Art: Seth Kumpf and Lucas Duimstra
Letters: Joshua Cozine
Publisher: Alterna Comics
Released 28th October 2015 (digital)
Spring Heeled Jack is a nice little interpretation of the old legend. It's nice to see mythology explored and subverted to tell a story and when it's done well, it's very enjoyable. This issue sees the climax of Doyle and Bell's struggle against the demonic Spring Heeled Jack.
Now for me the climax does fall a little flat. The writing is a little trite in places and this makes the story roll awkwardly towards it's conclusion, rather than hurtle excitedly towards it. Don't get me wrong you still care about the character's plight and the issue captured my attention enough to read it in one sitting, but it just lacked that extra punch to really give you palpitations. Positively there is some snappy dialogue and a neat little twist on the last page, but I wish more had been made of Bell's metaphorical conflict with the underworld when he confronts Jack, it had so much potential that was only partly realised for me.

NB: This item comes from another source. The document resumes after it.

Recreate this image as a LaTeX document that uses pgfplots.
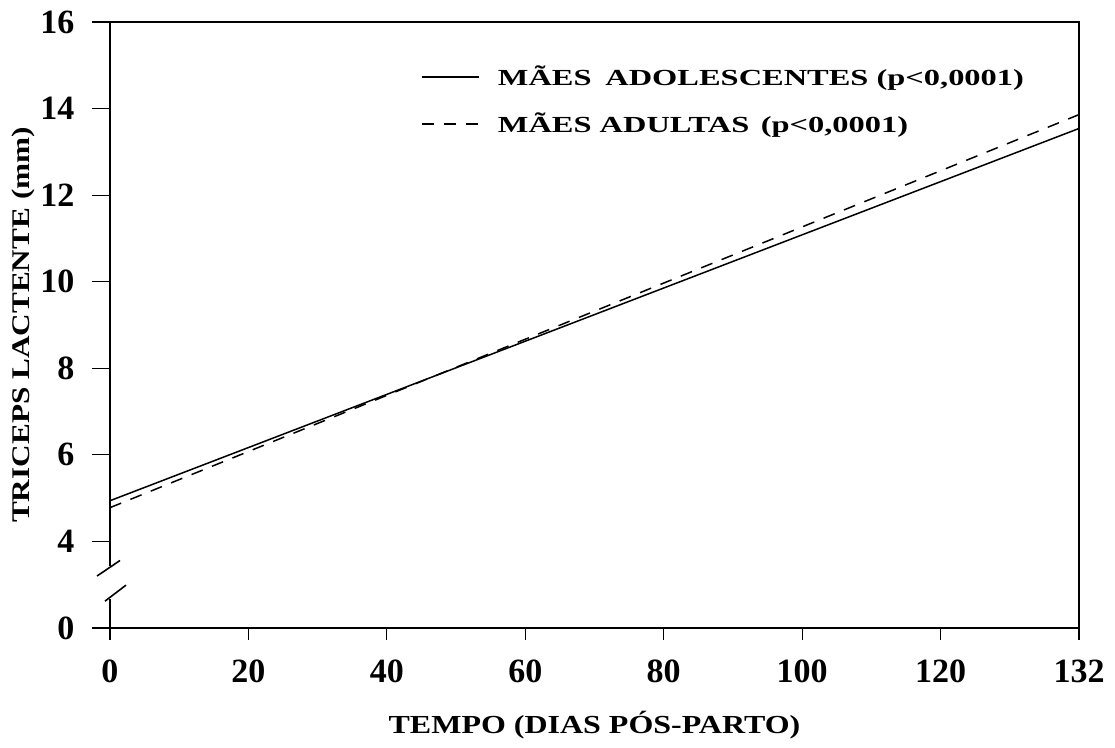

The artwork is good, it isn't the most detailed of comics, but it's mainly solid work and it has that independent comic charm that I have come to enjoy. There is some inconsistency but not enough to distract you from its overall impact. There are points in the issue where more could of been made of the panel layout, that would of emphasised some of the drama, but again it didn't put me off, I still remained engrossed to the end. The colour work is good and the underground sections reflect the dank and murk well, again sometimes it's simplistic but it's part of its charm.
Overall this is a neat little horror comic that has it's own thrills and charms. The script has its weaker moments, but they never made me lose interest, rather become a little exasperated over how it could be improved with a few tweaks. The art is independently charming and so it is a little esoteric and may not be for everyone, but I enjoyed it nonetheless. Remember that all reviews are subjective and really are a reflection of what we, as reviewers, feel when we pick up a book. So bear that in mind, I moderately enjoyed this issue but that doesn't mean you won't find it completely thrilling. There's a lot to be said of the strides independent publishing is making, so this issue is worth giving a go to support that at least. It will be available on comixology from 28th October.
Again, if we must give numerical values, for me this would achieve 7/10.